Nouri al Maliki, the prime minister orginally chosen in 2006 because he and his Dawa party were regarded as too weak to threaten the bigger fish of Iraqi politics, is improbably completing his sixth year in office (give or take a month or two) with another relative success:  the Arab League Summit he hosted this week in Baghdad.  It marks the reemergence of Iraq as a regional player, one which borders both Syria and Iran, the West’s two big preoccupations in the Middle East these days.

While the Western press is underlining that fewer than half the 22 heads of state attended the summit, the Iraqis will be glad to have gotten 10 of them to a security-handicapped Baghdad, including the Emir of Kuwait.  That’s significant, not only because of the Iraqi invasion of Kuwait in 1990 but also because relations between the two countries were tense until recently.

Also significant is the absence of the other Gulf heads of state, who want to see better treatment of Sunnis in Iraq.  Boycotts are not my style of diplomacy–they’d have done better to attend and complain.  But I suppose the message was clear enough.

The main substantive issue was Syria.  The Arab League is now backing Kofi Annan’s plan, which to Baghdad’s satisfaction backs off the demand that Bashar al Assad step down.  Instead it talks about “an inclusive Syrian-led political process to address the legitimate aspirations and concerns of the Syrian people.”  Anyone who has followed Maliki’s elastic interpretation of his domestic political commitments over the past year–in particular to his putative coalition partners Iraqiyya and the Kurdish bloc–will understand immediately that this language will not constrain him to insist that Bashar has to go.

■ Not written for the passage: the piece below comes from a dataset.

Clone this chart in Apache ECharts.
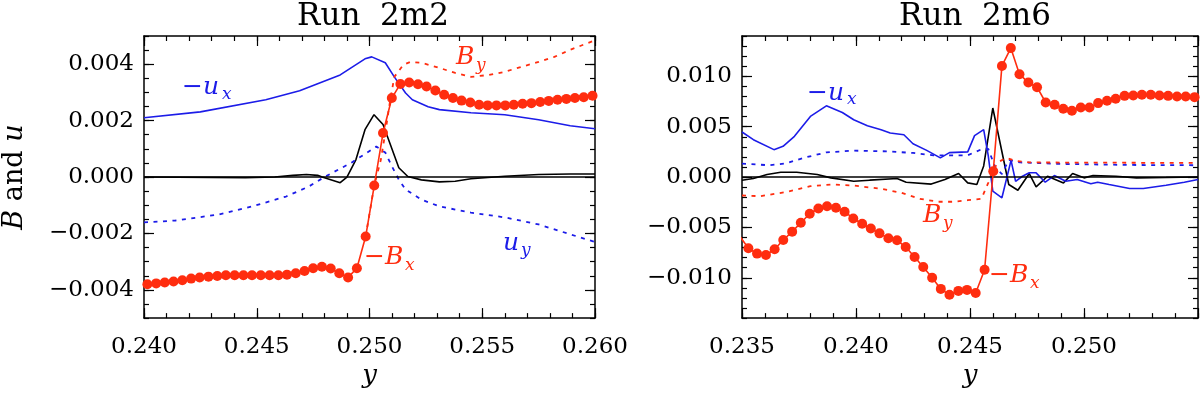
<!DOCTYPE html>
<html>
<head>
<meta charset="utf-8">
<script src="https://cdn.jsdelivr.net/npm/echarts@6/dist/echarts.min.js"></script>
<style>
html, body { margin: 0; padding: 0; background: #fff; }
#chart { width: 1200px; height: 394px; }
</style>
</head>
<body>
<div id="chart"></div>
<script>
// all field values are in units of 1e-3

// ---- Run 2m2 (left panel) ----
const uxL = [[0.2400,2.10],[0.2425,2.31],[0.2454,2.74],[0.2469,3.06],[0.2487,3.62],[0.2498,4.19],[0.2501,4.26],
  [0.2507,4.05],[0.2511,3.55],[0.2516,2.98],[0.2519,2.74],[0.2526,2.49],[0.2531,2.39],[0.2545,2.28],[0.2560,2.21],
  [0.2575,2.03],[0.2589,1.82],[0.2600,1.71]];
const uyL = [[0.2400,-1.61],[0.2414,-1.54],[0.2433,-1.33],[0.2448,-1.04],[0.2463,-0.69],[0.2473,-0.34],[0.2480,0.00],
  [0.2492,0.51],[0.2499,0.87],[0.2503,1.08],[0.2507,0.87],[0.2510,0.37],[0.2513,-0.09],[0.2516,-0.44],[0.2523,-0.80],
  [0.2531,-1.04],[0.2545,-1.26],[0.2560,-1.43],[0.2575,-1.68],[0.2589,-2.03],[0.2600,-2.30]];
const byL = [[0.24983,-2.11],[0.25021,-0.30],[0.2505,0.60],[0.2507,1.57],[0.2509,2.63],[0.2511,3.55],[0.2515,3.98],
  [0.2518,4.08],[0.2523,4.05],[0.2531,3.87],[0.2538,3.69],[0.2545,3.55],[0.2553,3.62],[0.2560,3.73],[0.2567,3.90],
  [0.2575,4.08],[0.2582,4.26],[0.2589,4.51],[0.2600,4.85]];
const blkL = [[0.2400,0.00],[0.2445,-0.02],[0.2458,0.00],[0.2466,0.06],[0.2472,0.09],[0.2477,0.06],[0.2479,0.00],
  [0.2487,-0.20],[0.2490,0.00],[0.2494,0.62],[0.2498,1.68],[0.2502,2.21],[0.2506,1.86],[0.2509,1.21],[0.2513,0.33],
  [0.2517,0.02],[0.2523,-0.10],[0.2531,-0.17],[0.2538,-0.15],[0.2545,-0.06],[0.2560,0.03],[0.2575,0.09],
  [0.2589,0.11],[0.2600,0.11]];
const bxLx = [0.23976,0.24015,0.24054,0.24092,0.24131,0.24170,0.24209,0.24247,0.24286,0.24325,0.24363,0.24402,
  0.24441,0.24479,0.24518,0.24557,0.24596,0.24634,0.24673,0.24712,0.24750,0.24789,0.24828,0.24866,0.24905,
  0.24944,0.24983,0.25021,0.25060,0.25099,0.25137,0.25176,0.25215,0.25253,0.25292,0.25331,0.25370,0.25408,
  0.25447,0.25486,0.25524,0.25563,0.25602,0.25640,0.25679,0.25718,0.25757,0.25795,0.25834,0.25873,0.25911,
  0.25950,0.25989];
const bxLy = [-3.83,-3.80,-3.77,-3.74,-3.70,-3.66,-3.60,-3.56,-3.53,-3.51,-3.48,-3.48,-3.48,-3.48,-3.48,-3.48,
  -3.48,-3.46,-3.41,-3.33,-3.23,-3.18,-3.24,-3.41,-3.56,-3.23,-2.11,-0.30,1.56,2.80,3.30,3.35,3.29,3.21,3.07,
  2.92,2.80,2.71,2.64,2.56,2.54,2.54,2.54,2.56,2.60,2.62,2.66,2.70,2.74,2.77,2.80,2.83,2.88];

// ---- Run 2m6 (right panel) ----
const uxR = [[0.2350,4.47],[0.2355,3.71],[0.2364,2.72],[0.2368,3.05],[0.2373,4.04],[0.2380,6.02],[0.2387,7.07],
  [0.2394,6.41],[0.2399,5.69],[0.2405,5.10],[0.2411,4.70],[0.2415,4.37],[0.2421,4.20],[0.2425,3.31],[0.2431,2.65],
  [0.2437,1.90],[0.2441,2.42],[0.2449,2.50],[0.2452,4.11],[0.2456,4.70],[0.2458,2.13],[0.2460,-1.40],[0.2464,-2.06],
  [0.2468,1.65],[0.2470,-0.42],[0.2473,0.08],[0.2476,0.42],[0.2479,0.42],[0.2483,-0.51],[0.2487,0.15],[0.2492,-0.42],
  [0.2497,-0.25],[0.2503,-0.67],[0.2506,-0.51],[0.2511,-0.74],[0.2520,-1.14],[0.2526,-1.14],[0.2536,-0.81],
  [0.2544,-0.51],[0.2550,-0.25]];
const uyR = [[0.2350,1.34],[0.2362,1.17],[0.2369,1.34],[0.2377,1.90],[0.2387,2.45],[0.2399,2.62],[0.2414,2.55],
  [0.2425,2.39],[0.2434,2.16],[0.2449,2.16],[0.2455,2.75],[0.2458,2.80],[0.2461,1.00],[0.2464,0.30],[0.2467,1.70],
  [0.2472,1.45],[0.2490,1.30],[0.2520,1.20],[0.2550,1.17]];
const byR = [[0.2350,-1.83],[0.2358,-1.90],[0.2369,-1.50],[0.2380,-0.91],[0.2389,-0.74],[0.2399,-0.84],[0.2411,-1.17],
  [0.2420,-1.56],[0.2428,-2.16],[0.2436,-2.45],[0.2443,-2.45],[0.2449,-2.30],[0.2455,-2.16],[0.2458,-0.58],
  [0.2460,0.74],[0.2463,1.56],[0.2466,1.90],[0.2470,1.60],[0.2476,1.45],[0.2550,1.40]];
const blkR = [[0.2350,-0.31],[0.2355,-0.15],[0.2361,0.25],[0.2367,0.48],[0.2374,0.48],[0.2383,0.25],[0.2389,-0.08],
  [0.2399,-0.42],[0.2406,-0.31],[0.2418,-0.15],[0.2422,-0.51],[0.2433,-0.70],[0.2439,-0.25],[0.2445,0.35],
  [0.2449,-0.58],[0.2453,-0.74],[0.2456,1.10],[0.2460,6.85],[0.2467,-0.74],[0.2471,-1.31],[0.2476,0.35],
  [0.2479,-0.97],[0.2484,0.08],[0.2491,-0.58],[0.2495,0.35],[0.2500,-0.08],[0.2504,0.15],[0.2514,0.08],
  [0.2523,-0.08],[0.2536,-0.05],[0.2550,0.00]];
const bxRx = [0.23490,0.23528,0.23566,0.23605,0.23643,0.23681,0.23720,0.23758,0.23797,0.23835,0.23873,0.23912,
  0.23950,0.23988,0.24027,0.24065,0.24103,0.24142,0.24180,0.24218,0.24257,0.24295,0.24334,0.24372,0.24410,
  0.24449,0.24487,0.24525,0.24564,0.24602,0.24640,0.24679,0.24717,0.24756,0.24794,0.24832,0.24871,0.24909,
  0.24947,0.24986,0.25024,0.25062,0.25101,0.25139,0.25178,0.25216,0.25254,0.25293,0.25331,0.25369,0.25408,
  0.25446,0.25485];
const bxRy = [-5.86,-7.07,-7.60,-7.74,-7.17,-6.25,-5.42,-4.53,-3.64,-3.12,-2.89,-3.05,-3.44,-4.11,-4.63,-5.10,
  -5.59,-6.08,-6.28,-6.95,-7.93,-8.92,-10.00,-11.10,-11.69,-11.30,-11.20,-11.50,-9.20,0.58,11.03,12.80,10.21,
  9.38,8.92,7.40,7.17,6.78,6.58,6.91,6.91,7.34,7.57,7.77,8.06,8.09,8.16,8.16,8.09,8.06,7.99,7.99,7.93];

// ticks
const xMajorL = [0.240, 0.245, 0.250, 0.255, 0.260];
const xMajorR = [0.235, 0.240, 0.245, 0.250, 0.255];
const xLabelsR = [0.235, 0.240, 0.245, 0.250];
const yMajorL = [-4, -2, 0, 2, 4];
const yMajorR = [-10, -5, 0, 5, 10];

const BLUE = '#1c1ce8';
const RED = '#ff2d0f';
const FONT = 'DejaVu Serif';

function steps(min, max, step) {
  const out = [];
  for (let v = min; v <= max + step / 2; v += step) out.push(+v.toFixed(6));
  return out;
}

const fmtX = v => v.toFixed(3);
const fmtY = v => { const s = Math.abs(v / 1000).toFixed(3); return v < -1e-9 ? '\u2212' + s : s; };

const axLine = { show: true, onZero: false, lineStyle: { color: '#000', width: 1.5 } };
const noLine = { show: false, onZero: false };

function axes(dim, gi, min, max, major, labels, minor, fmt, extra) {
  const pos = dim === 'x' ? ['bottom', 'top'] : ['left', 'right'];
  const base = { gridIndex: gi, type: 'value', min: min, max: max, splitLine: { show: false }, minorTick: { show: false } };
  const tick = (vals, len) => ({ show: true, inside: true, length: len, customValues: vals,
    lineStyle: { color: '#000', width: 1.2 } });
  const lab = {
    show: true, customValues: labels, formatter: fmt, color: '#000',
    fontFamily: FONT, fontSize: 23, margin: dim === 'x' ? 17 : 10
  };
  return [
    Object.assign({}, base, { position: pos[0], axisLine: axLine, axisTick: tick(major, 10), axisLabel: lab }, extra || {}),
    Object.assign({}, base, { position: pos[0], axisLine: noLine, axisTick: tick(minor, 5),
      axisLabel: { show: false, customValues: minor } }),
    Object.assign({}, base, { position: pos[1], axisLine: axLine, axisTick: tick(major, 10),
      axisLabel: { show: false, customValues: major } }),
    Object.assign({}, base, { position: pos[1], axisLine: noLine, axisTick: tick(minor, 5),
      axisLabel: { show: false, customValues: minor } })
  ];
}

const xName = {
  name: 'y', nameLocation: 'middle', nameGap: 38,
  nameTextStyle: { fontFamily: FONT, fontStyle: 'italic', fontSize: 26, color: '#000' }
};
const yName = {
  name: '{i|B} and {i|u}', nameLocation: 'middle', nameGap: 116,
  nameTextStyle: { fontFamily: FONT, fontSize: 27, color: '#000',
    rich: { i: { fontFamily: FONT, fontStyle: 'italic', fontSize: 27, color: '#000' } } }
};

const xAxis = [].concat(
  axes('x', 0, 0.240, 0.260, xMajorL, xMajorL, steps(0.240, 0.260, 0.001), fmtX, xName),
  axes('x', 1, 0.235, 0.255, xMajorR, xLabelsR, steps(0.235, 0.255, 0.001), fmtX, xName)
);
const yAxis = [].concat(
  axes('y', 0, -5, 5, yMajorL, yMajorL, steps(-5, 5, 0.5), fmtY, yName),
  axes('y', 1, -14, 14, yMajorR, yMajorR, steps(-14, 14, 1), fmtY)
);

function line(gi, data, color, dashed, extra) {
  return Object.assign({
    type: 'line', xAxisIndex: gi * 4, yAxisIndex: gi * 4, data: data,
    showSymbol: false, symbol: 'none', clip: true, silent: true, z: 3,
    lineStyle: { color: color, width: dashed ? 1.8 : 1.6, type: dashed ? [4, 5.5] : 'solid' }
  }, extra || {});
}

function markers(gi, xs, ys) {
  return {
    type: 'line', xAxisIndex: gi * 4, yAxisIndex: gi * 4,
    data: xs.map((x, i) => [x, ys[i]]),
    symbol: 'circle', symbolSize: 10, showSymbol: true, clip: true, silent: true, z: 5,
    itemStyle: { color: RED, borderWidth: 0 },
    lineStyle: { color: RED, width: 1.6 }
  };
}

const zeroLine = {
  silent: true, symbol: 'none', label: { show: false },
  lineStyle: { color: '#000', width: 1.5, type: 'solid' },
  data: [{ yAxis: 0 }]
};

const series = [
  line(0, blkL, '#000', false, { markLine: zeroLine }),
  line(0, uxL, BLUE, false),
  line(0, uyL, BLUE, true),
  line(0, byL, RED, true),
  markers(0, bxLx, bxLy),
  line(1, blkR, '#000', false, { markLine: zeroLine }),
  line(1, uxR, BLUE, false),
  line(1, uyR, BLUE, true),
  line(1, byR, RED, true),
  markers(1, bxRx, bxRy)
];

// curve labels: main symbol + subscript
const curveLabels = [
  { t: '\u2212u', s: 'x', x: 182, y: 87, sx: 222, sy: 95, c: BLUE },
  { t: 'B', s: 'y', x: 456, y: 57, sx: 476, sy: 66, c: RED },
  { t: 'u', s: 'y', x: 503, y: 243, sx: 521, sy: 251, c: BLUE },
  { t: '\u2212B', s: 'x', x: 364, y: 257, sx: 405, sy: 266, c: RED },
  { t: '\u2212u', s: 'x', x: 807, y: 93, sx: 847, sy: 100, c: BLUE },
  { t: 'B', s: 'y', x: 923, y: 215, sx: 943, sy: 224, c: RED },
  { t: '\u2212B', s: 'x', x: 989, y: 275, sx: 1030, sy: 284, c: RED }
];
const graphic = [];
curveLabels.forEach(l => {
  graphic.push({ type: 'text', x: l.x, y: l.y, z: 100, silent: true,
    style: { text: l.t, fill: l.c, fontFamily: FONT, fontStyle: 'italic', fontSize: 25, verticalAlign: 'middle' } });
  graphic.push({ type: 'text', x: l.sx, y: l.sy, z: 100, silent: true,
    style: { text: l.s, fill: l.c, fontFamily: FONT, fontStyle: 'italic', fontSize: 17, verticalAlign: 'middle' } });
});

const titleStyle = { fontFamily: FONT, fontSize: 31, fontWeight: 'normal', color: '#000' };

const chart = echarts.init(document.getElementById('chart'), null, { renderer: 'canvas' });
chart.setOption({
  animation: false,
  backgroundColor: '#fff',
  title: [
    { text: 'Run  2m2', left: 368, top: -4, textAlign: 'center', textStyle: titleStyle },
    { text: 'Run  2m6', left: 970, top: -4, textAlign: 'center', textStyle: titleStyle }
  ],
  grid: [
    { left: 139, top: 36, width: 456, height: 283 },
    { left: 742, top: 36, width: 456, height: 283 }
  ],
  xAxis: xAxis,
  yAxis: yAxis,
  series: series,
  graphic: graphic
});
</script>
</body>
</html>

That said, it is not really Iraq’s role, or even the Arab League’s, to push Bashar aside.  That role belongs mainly to the Russians, who have so far protected him from a UN Security Council resolution.  They are showing signs of impatience with their protégé, who is not looking so reliable these days.  The Americans need to convince the Russians that they have better chances of maintaining their port access and arms sales in Syria with a successor who can last rather than a wobbly Bashar.

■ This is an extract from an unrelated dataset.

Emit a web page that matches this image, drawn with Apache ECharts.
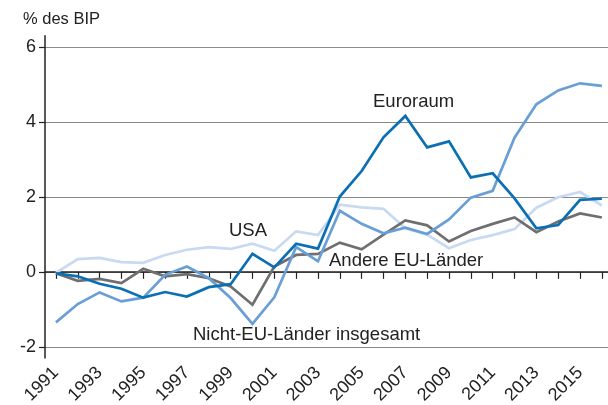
<!DOCTYPE html>
<html>
<head>
<meta charset="utf-8">
<script src="https://cdn.jsdelivr.net/npm/echarts@6/dist/echarts.min.js"></script>
<style>
  html, body { margin: 0; padding: 0; background: #fff; }
  #chart { width: 608px; height: 405px; }
</style>
</head>
<body>
<div id="chart"></div>
<script>
// Leistungsbilanzsaldo des Euroraums und anderer Regionen, in % des BIP
const years = [1991, 1992, 1993, 1994, 1995, 1996, 1997, 1998, 1999, 2000, 2001, 2002, 2003,
               2004, 2005, 2006, 2007, 2008, 2009, 2010, 2011, 2012, 2013, 2014, 2015, 2016];
const yearLabels = [1991, 1993, 1995, 1997, 1999, 2001, 2003, 2005, 2007, 2009, 2011, 2013, 2015];
const yTicks = [-2, 0, 2, 4, 6];

const euroraum = [-0.04, -0.12, -0.32, -0.45, -0.69, -0.54, -0.66, -0.41, -0.33, 0.48, 0.12, 0.75, 0.62,
                  2.01, 2.69, 3.59, 4.16, 3.32, 3.48, 2.52, 2.63, 1.96, 1.16, 1.25, 1.92, 1.95];
const nichtEU = [-1.35, -0.86, -0.55, -0.79, -0.69, -0.08, 0.14, -0.17, -0.70, -1.39, -0.68, 0.66, 0.28,
                 1.63, 1.28, 1.03, 1.18, 1.01, 1.40, 1.98, 2.16, 3.58, 4.47, 4.84, 5.03, 4.96];
const usa = [-0.03, 0.34, 0.37, 0.26, 0.24, 0.45, 0.59, 0.66, 0.61, 0.75, 0.56, 1.08, 0.98,
             1.79, 1.72, 1.68, 1.16, 0.99, 0.63, 0.85, 0.98, 1.14, 1.71, 1.99, 2.13, 1.77];
const andereEU = [-0.04, -0.24, -0.19, -0.30, 0.08, -0.12, -0.06, -0.17, -0.39, -0.88, 0.14, 0.45, 0.48,
                  0.78, 0.60, 0.99, 1.37, 1.24, 0.81, 1.09, 1.28, 1.45, 1.06, 1.34, 1.56, 1.45];

const seriesNames = ['USA', 'Andere EU-Länder', 'Nicht-EU-Länder insgesamt', 'Euroraum'];

const FONT = '"Liberation Sans", Arial, Helvetica, sans-serif';
const TEXT = '#222';

function pairs(vals) { return years.map((y, i) => [y, vals[i]]); }

function line(name, vals, color) {
  return {
    name: name,
    type: 'line',
    data: pairs(vals),
    symbol: 'none',
    lineStyle: { color: color, width: 2.7, join: 'miter' },
    silent: true,
    animation: false
  };
}

const chart = echarts.init(document.getElementById('chart'), null, { renderer: 'canvas' });

chart.setOption({
  animation: false,
  backgroundColor: '#fff',
  textStyle: { fontFamily: FONT },
  grid: { left: 45, right: 0, top: 35.75, bottom: 47, containLabel: false, outerBoundsMode: 'none' },
  xAxis: {
    type: 'value',
    min: 1990.5,
    max: 2016.28,
    axisLine: { show: true, lineStyle: { color: '#222', width: 1.5 } },
    axisTick: { show: true, customValues: years, length: 7, inside: false, lineStyle: { color: '#222', width: 1.2 } },
    axisLabel: {
      customValues: yearLabels,
      rotate: 45,
      margin: 12,
      fontSize: 18,
      color: TEXT,
      fontFamily: FONT,
      formatter: v => String(v)
    },
    splitLine: { show: false }
  },
  yAxis: {
    type: 'value',
    min: -2.3,
    max: 6.3,
    axisLine: { show: true, onZero: false, lineStyle: { color: '#222', width: 1.5 } },
    axisTick: { show: true, customValues: yTicks, length: 6, lineStyle: { color: '#222', width: 1.2 } },
    axisLabel: { customValues: yTicks, margin: 9, fontSize: 18, color: TEXT, fontFamily: FONT },
    splitLine: { show: true, lineStyle: { color: '#8a8a8a', width: 1.2 } }
  },
  series: [
    line(seriesNames[0], usa, '#c7daf2'),
    line(seriesNames[1], andereEU, '#6f6f6f'),
    line(seriesNames[2], nichtEU, '#6a9fd6'),
    line(seriesNames[3], euroraum, '#0b70b3')
  ],
  graphic: [
    { type: 'text', left: 23, top: 11, style: { text: '% des BIP', font: '16.5px ' + FONT, fill: TEXT } },
    { type: 'text', left: 373, top: 92, style: { text: 'Euroraum', font: '18.5px ' + FONT, fill: TEXT } },
    { type: 'text', left: 229, top: 221, style: { text: 'USA', font: '18.5px ' + FONT, fill: TEXT } },
    { type: 'text', left: 329, top: 251, style: { text: 'Andere EU-Länder', font: '18.5px ' + FONT, fill: TEXT } },
    { type: 'text', left: 193, top: 325, style: { text: 'Nicht-EU-Länder insgesamt', font: '18.5px ' + FONT, fill: TEXT } }
  ]
});
</script>
</body>
</html>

In the wake of the Summit, Iraq will take over the presidency of the Arab League from Qatar.  This will put Baghdad in a decisive role vis-a-vis Syria during the period in which a denouement is likely to occur.  Iraq will want to make sure that the successor regime in Damascus is one that does not feed Sunni insurgency in Iraq and treats Alawis gently.

Baghdad will face enormous challenges if Bashar al Assad does step down.  The West will look to the Arab League for answers to difficult questions:  how will law and order in Syria be maintained?  What will have to be done to help it revive its flagging economy?  Where will the necessary relief come for what are now likely more than a million refugees and displaced people?  Iraq, not far itself from having been a basket case, will have a major role fixing another broken state.

But those challenges lie in the future.  For the moment, Maliki can enjoy his earnings from what was a high stakes bet.